We made it back to Chicago. Feels like it’s been about, oh, six months. Sometimes I still look up from my computer at work and think about some place in Providence, and it takes me a few seconds to remember that I don’t live there anymore, won’t be back there. For a while I was waking up not sure where I was, but that’s about over now.

Now we’re settled into our new apartment in suburban Wheaton, with a new couch, newly assembled table and media stand, and a dwindling number of boxes. Mike and I painted the walls over a couple of days, though we’ll need some brighter lights in here if you really want to be able to tell the difference. We’re soaking in the warm embrace of suburbia, with wide freeways and shopping and restaurants as far as the eye can see. Back in New England you really had to plan out your trips to the store, and be sure to bring a map. Here you can just get onto the main road and keep driving until you find what you want.

Getting out of Rhode Island was an adventure. I drove out here after several days of packing, staying over in my old haunt of Sharon, Pennsylvania along the way. That was back in the summer of 1997, fresh home from Manchester, England, when I drove down Route 80 with my Dad in my new Hyundai Excel, and took up residence in the home of Jean Kooser, 70 something, of Hann Hill Road, Hermitage. And a hermitage it truly was, with little to do but wander the depressed streets of Sharon, seek out the old covered briges and winding rivers of Mercer County, and wander through the firefly-lighted abandoned air strip in back of Jean’s property, to the tune of the Beatles.

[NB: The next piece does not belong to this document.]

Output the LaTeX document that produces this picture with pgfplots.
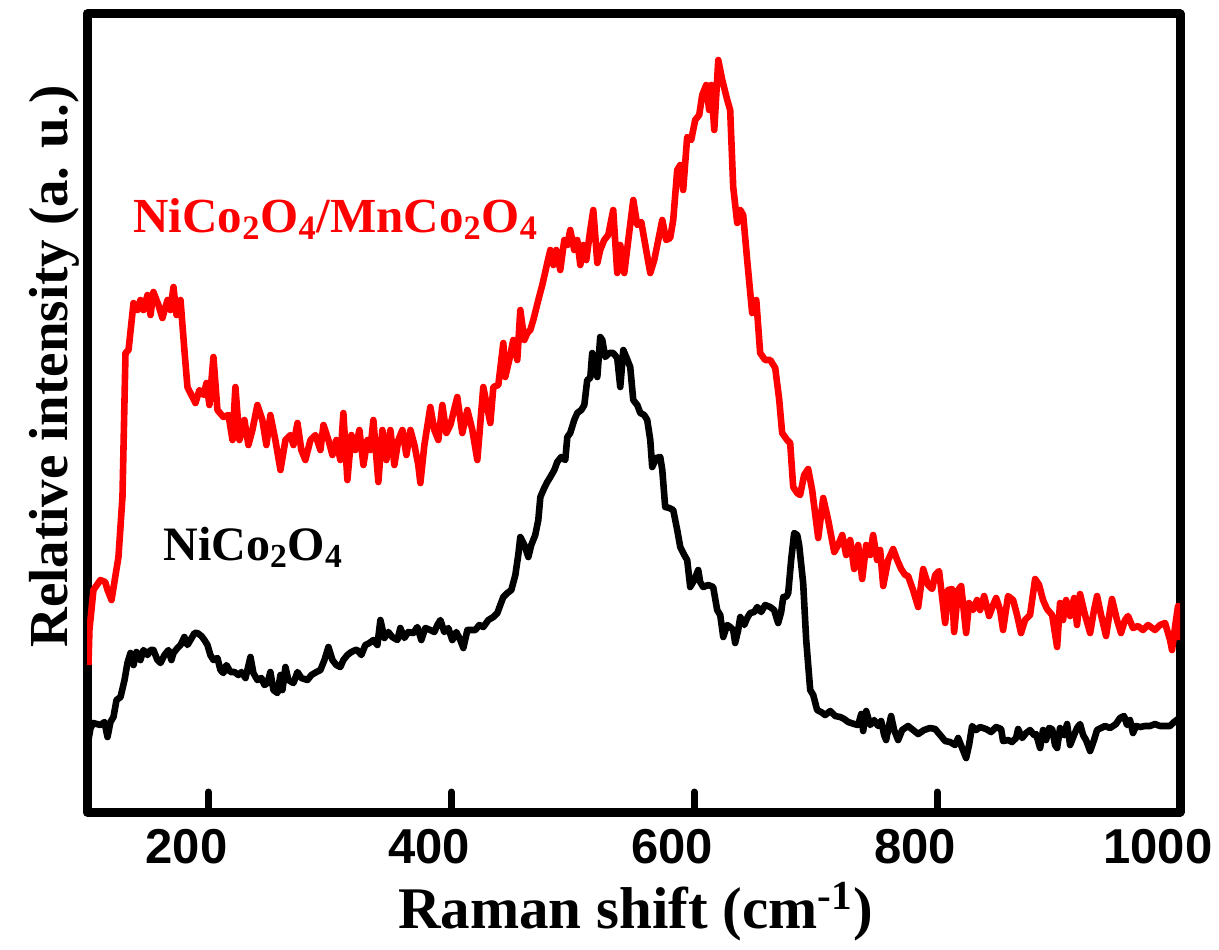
\documentclass[border=0pt]{standalone}
\usepackage{fontspec}
\setmainfont{Liberation Serif}
\newfontfamily\sansfnt{Liberation Sans}
\usepackage{pgfplots}
\pgfplotsset{compat=1.18}
\begin{document}
\begin{tikzpicture}
\begin{axis}[
  name=ax,
  scale only axis,
  width=546.5pt, height=399pt,
  xmin=100, xmax=1000, ymin=-12, ymax=786,
  axis line style={line width=4.5pt, line join=round},
  xtick={200,400,600,800,1000},
  xticklabels={200,400,600,800,1000},
  xtick pos=bottom,
  ytick=\empty,
  major tick length=10pt,
  every tick/.style={line width=3.5pt, black, line cap=round},
  xticklabel style={font=\sansfnt\bfseries\fontsize{24.5}{28}\selectfont, anchor=base, xshift=-11pt, yshift=-25.5pt},
  xlabel={Raman shift (cm\textsuperscript{-1})},
  xlabel style={font=\bfseries\fontsize{29.5}{34}\selectfont, at={(axis description cs:0.5018,0)}, anchor=base, yshift=-58pt},
  ylabel={Relative intensity (a. u.)},
  ylabel style={font=\bfseries\fontsize{27.5}{32}\selectfont, at={(axis description cs:-0.0183,0.5583)}, anchor=base},
]
\addplot[black, line width=3.3pt, line join=round] coordinates {
(101.2,60) (102.9,72) (105.3,77) (111,75) (114.4,78) (116.9,63) (119.3,78) (121.8,83) (124.3,100) (127.6,103)
(130.9,120) (133.3,137) (135.8,147) (138.3,135) (140.7,148) (144,140) (146.5,150) (149.8,145) (152.3,150) (154.7,150)
(158,140) (160.5,137) (163.8,145) (167.1,150) (169.5,140) (171.2,147) (174.5,152) (177,155) (180.2,163) (182.7,155)
(185.2,160) (188.5,167) (190.9,167) (194.2,164) (196.7,160) (199.2,155) (201.6,145) (204.1,140) (207.4,142) (209.9,130)
(212.3,127) (214.8,135) (218.1,128) (221.4,128) (224.7,125) (227.2,128) (230.5,122) (234.6,143) (237,127) (240.3,120)
(243.6,122) (246.1,115) (248.6,117) (251,128) (253.5,110) (256.8,107) (259.3,125) (260.9,110) (263.4,133) (265.8,120)
(270,117) (273.3,128) (276.5,122) (281.5,120) (284.8,125) (288.9,128) (292.2,130) (295.5,140) (298.8,153) (302.1,140)
(305.3,135) (308.6,133) (311.1,140) (314.4,145) (317.7,148) (321,150) (322.6,150) (325.9,145) (329.2,155) (332.5,157)
(335.8,160) (339.1,155) (341.6,180) (344.9,162) (348.1,168) (351.4,163) (355.6,160) (358,172) (361.3,162) (364.6,168)
(368.7,167) (372,173) (375.3,160) (378.6,172) (382.7,170) (386,168) (388.5,175) (391,180) (394.2,168) (397.5,172)
(400.8,160) (404.1,168) (407.4,160) (409.9,152) (413.2,170) (415.6,170) (419.8,170) (423,175) (426.3,173) (430.5,180)
(434.6,183) (437.9,187) (440.3,195) (442.8,203) (446.1,207) (449.4,210) (452.7,225) (455.1,245) (456.8,263) (460.1,255)
(463.4,243) (465.8,255) (469.1,265) (471.6,280) (473.3,303) (476.5,312) (479,318) (481.5,323) (484.8,330) (487.2,338)
(490.5,343) (493.8,340) (495.5,363) (497.9,367) (501.2,380) (503.7,387) (507,390) (509.5,395) (511.9,420) (514.4,422)
(516,447) (517.7,440) (520.2,423) (522.6,463) (524.3,460) (526.7,443) (530,447) (533.3,447) (536.6,442) (539.1,413)
(541.6,450) (544,443) (547.3,433) (549.8,400) (553.1,395) (555.6,387) (558.8,385) (561.3,380) (563.8,360) (565.4,333)
(568.7,342) (572,343) (573.7,330) (576.1,293) (579.4,292) (582.7,290) (586,270) (588.5,253) (591.8,245) (594.2,240)
(596.7,213) (600,220) (603.3,230) (604.9,218) (607.4,213) (611.5,215) (615.6,213) (618.9,190) (621.4,185) (623.9,163)
(627.2,175) (629.6,173) (632.1,170) (633.7,157) (636.2,170) (637.9,183) (641.2,175) (643.6,182) (646.1,187) (649.4,188)
(651.9,193) (655.1,188) (658.4,195) (662.6,193) (665.8,190) (669.1,177) (671.6,188) (673.3,203) (675.7,203) (677.4,207)
(679.8,240) (682.3,267) (684.8,265) (686.4,255) (689.7,217) (692.2,160) (695.5,110) (698,105) (701.2,90) (704.5,88)
(707.8,85) (712,89) (716.1,84) (720.2,83) (723.5,81) (726.8,78) (731.7,76) (735,75) (737.5,86) (739.1,69)
(741.6,89) (744.9,75) (748.1,80) (751.4,74) (753.9,79) (756.4,65) (758,60) (760.5,75) (762.1,84) (764.6,70)
(767.9,60) (771.2,70) (776.1,74) (780.2,70) (784.4,66) (789.3,70) (794.2,72) (798.4,71) (802.5,65) (806.6,59)
(810.7,58) (814.8,55) (817.3,62) (820.6,52) (823.9,42) (826.3,55) (828.8,74) (832.1,70) (835.4,73) (840.3,71)
(844.4,68) (848.6,73) (852.7,71) (854.3,59) (858.4,60) (861.7,58) (865,62) (866.7,71) (870,62) (873.3,67)
(876.5,70) (879.8,65) (881.5,66) (884.8,52) (887.2,70) (889.7,60) (892.2,72) (894.7,71) (897.1,55) (898.8,52)
(901.2,72) (904.5,65) (907,76) (909.5,55) (912.8,65) (915.2,72) (917.7,76) (920.2,65) (922.6,60) (926,49)
(929.2,60) (931.7,70) (935,72) (938.3,74) (942.4,72) (947.3,76) (950.6,82) (953.9,84) (956.4,75) (958.8,80)
(961.3,67) (963.8,74) (967.1,73) (971.2,74) (975.3,74) (979.4,76) (983.5,74) (987.7,74) (991.8,74) (995.1,78) (998.4,81)
};
\addplot[red, line width=3.3pt, line join=round] coordinates {
(101.2,135) (102,170) (105.3,210) (111,220) (115,218) (116.9,210) (120.2,200) (125.9,243) (129.2,303) (131.7,447)
(134.2,450) (138.3,497) (141.6,490) (144,500) (146.5,490) (149.8,505) (152.3,485) (154.7,508) (158.8,495) (162.1,482)
(166.3,500) (168.7,490) (171.2,513) (173.7,485) (177,500) (180.2,450) (182.7,413) (186,405) (189.3,397) (192.6,410)
(195.9,405) (198.4,417) (200.8,395) (204.1,443) (207.4,390) (212.3,383) (216.5,385) (219.8,360) (222.2,413) (225.5,360)
(229.6,380) (232.9,355) (236.2,370) (240.3,395) (244.4,380) (247.7,355) (251,385) (255.1,360) (259.3,330) (263.4,360)
(267.5,365) (270,355) (273.3,377) (276.5,350) (279.8,340) (284,360) (288.1,365) (292.2,350) (294.7,375) (298.8,360)
(302.1,345) (305.3,360) (308.6,340) (311.1,387) (314.4,320) (317.7,365) (321,350) (324.3,370) (327.6,335) (330.9,360)
(333.3,350) (335.8,380) (339.9,318) (343.2,370) (346.5,340) (349.8,370) (353.1,335) (356.4,360) (359.7,370) (363,345)
(366.3,370) (369.6,355) (372.8,335) (374.5,317) (377.8,355) (382.7,393) (386,370) (389.3,360) (392.6,395) (395.9,367)
(399.2,375) (404.9,403) (409,367) (413.2,390) (417.3,370) (421.4,340) (426.3,413) (432.1,377) (434.6,413) (438.7,415)
(442.8,457) (444.4,423) (447.7,440) (451,460) (454.3,440) (456.8,490) (460.1,460) (462.6,467) (465,470) (467.5,480)
(471.6,500) (474.9,515) (479,537) (481.5,550) (484,535) (486.4,550) (489.7,530) (493,560) (495.5,555) (497.9,570)
(501.2,550) (503.7,560) (506.2,535) (508.6,555) (511.1,540) (514.4,570) (516.9,590) (520.2,537) (522.6,550) (525.9,560)
(529.2,565) (533.3,590) (536.6,527) (539.1,555) (542.4,527) (545.7,560) (549.8,600) (553.1,575) (556.4,578) (559.7,555)
(563.8,527) (567.1,540) (570.4,560) (573.7,580) (576.9,560) (580.2,562) (582.7,580) (586,630) (588.5,635) (590.9,610)
(594.2,663) (597.5,660) (600.8,680) (604.1,685) (606.6,705) (609.9,715) (612.3,690) (614,715) (616.5,670) (619.8,740)
(623.1,720) (627.2,700) (629.6,690) (632.1,613) (635.4,577) (637.9,590) (640.3,585) (643.6,540) (647.7,487) (651.1,500)
(654.3,447) (658.4,440) (662.6,440) (666.7,432) (670,400) (672.4,367) (676.5,360) (679,357) (681.5,313) (684.8,307)
(687.2,305) (690.5,325) (693.8,331) (697.1,310) (702.1,262) (706.2,302) (710.3,280) (715.3,248) (718.5,255) (721.9,265)
(725.1,245) (728.4,260) (731.7,231) (735,255) (738.3,221) (741.6,255) (744.9,245) (747.3,265) (750.6,240) (753.1,250)
(755.6,214) (759.7,240) (763.8,251) (767.1,240) (770.4,231) (773.7,225) (776.1,224) (780.2,210) (784.4,193) (788.5,231)
(792.6,215) (795.9,211) (798.4,225) (801.6,229) (806.6,177) (809.1,210) (812.3,211) (814,168) (817.3,210) (819.8,214)
(823.9,167) (826.3,197) (829.6,190) (832.9,200) (835.4,190) (838.7,204) (842.8,184) (846.1,195) (848.6,202) (851.9,190)
(854.3,170) (858.4,204) (862.6,200) (865.8,185) (869.1,167) (872.4,180) (876.5,185) (880.7,221) (884,215) (887.2,200)
(890.5,191) (894.7,185) (898.8,153) (901.2,197) (903.7,180) (906.2,200) (909.5,184) (912.8,202) (915.2,175) (917.7,206)
(921.8,185) (926,167) (929.2,190) (931.7,204) (935,185) (939.1,164) (942.4,190) (944,201) (948.1,180) (951.4,167)
(954.7,180) (957.2,184) (961.3,172) (965.4,174) (969.5,170) (973.7,175) (979.4,170) (983.5,175) (987.7,177) (991.8,160)
(993.4,150) (996.7,180) (998.4,194) (999.2,160)
};
\node[anchor=base west, inner sep=0pt, text=red, font=\bfseries\fontsize{24.5}{30}\selectfont]
  at (axis description cs:0.0421,0.7268) {NiCo\textsubscript{2}O\textsubscript{4}/MnCo\textsubscript{2}O\textsubscript{4}};
\node[anchor=base west, inner sep=0pt, text=black, font=\bfseries\fontsize{24}{30}\selectfont]
  at (axis description cs:0.0695,0.3158) {NiCo\textsubscript{2}O\textsubscript{4}};
\end{axis}
\pgfresetboundingbox
\path[use as bounding box] ([xshift=-43.5pt,yshift=-68.5pt]ax.south west) rectangle ([xshift=19.5pt,yshift=7pt]ax.north east);
\end{tikzpicture}
\end{document}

I drove up the steep Hann Hill to Jean’s old house, from which Jean passed to the next world several years ago, to see what bells it would ring. It took a minute to figure out which one it was–it now has a trampoline in the back, sign of a new family in the space where Mrs. Kooser once smoked her Virginia Slims as she watched “Quincy” on her little kitchen TV, and muttered, “Pancakes!” as I made my weekend breakfast. Out back, where I considered my place in the world on my walks through the overgrown thicket, the land has been turned into a true walking path, and beyond it, a growing technology park, a proper use of a once-neglected patch.

Downtown in Sharon, there wasn’t much to see. There was the Herald, and Lenny’s Auto Repair, where my Dad and I limped in with my already-self-destructing car as soon as we arrived, and the river that I stared down at to glean yet more existential meaning. I decided to eat over at the Quaker Steak and Lube, a gas station that had been converted into a restaurant, where I had visited for the Wednesday bike night and wrote up an article about the colorful locals.

I tried to see what I could remember of it as I walked in and surveyed the scene. At the door, a gas pump refashioned as a doorknob. Then, just inside the door, a yellowed, framed newspaper article, a bit crinkled and hard to read after a decade of aging: “At home in hog heaven. By David Andrews, Herald News Intern.”

There I was, 11 years later, my name on their wall. I had actually left a mark on this forgotten place, a place that I was sure could not have remembered me. Suddenly the whole place seemed different–it was not a dusty old place that meant nothing now; it was the launching of my (brief) journalistic career, one that yielded a work that the purveyors of this restaurant saw fit to keep hanging on their wall for 11 years, yellowing though it may have been. This article was hardly a masterpiece, but it was written by me. More importantly, it seemed, it bore my name.

I ordered up some ribs and watched the Red Sox game for a while. I told the waiter of my discovery, and he told me there was more. This is the original Quaker Steak and Lube, he said, but there are new ones being franchised all the time. And every article that’s posted on these walls (mine wasn’t the only one) is reproduced at every “Lube.”

I had to see if he was right, so I stopped at the Lube closest to Chicago, in Portage, Indiana, on my way in. I found my article (in much better shape) among the many pieces of publicity and Americana on their walls. Isabel and I found another elsewhere in Pennsylvania, and there it was again. It looks like my journalistic works will live on, in a mediocre story about bikers, in a chain of restaurants derived from a converted gas station, across a great swath of rural America.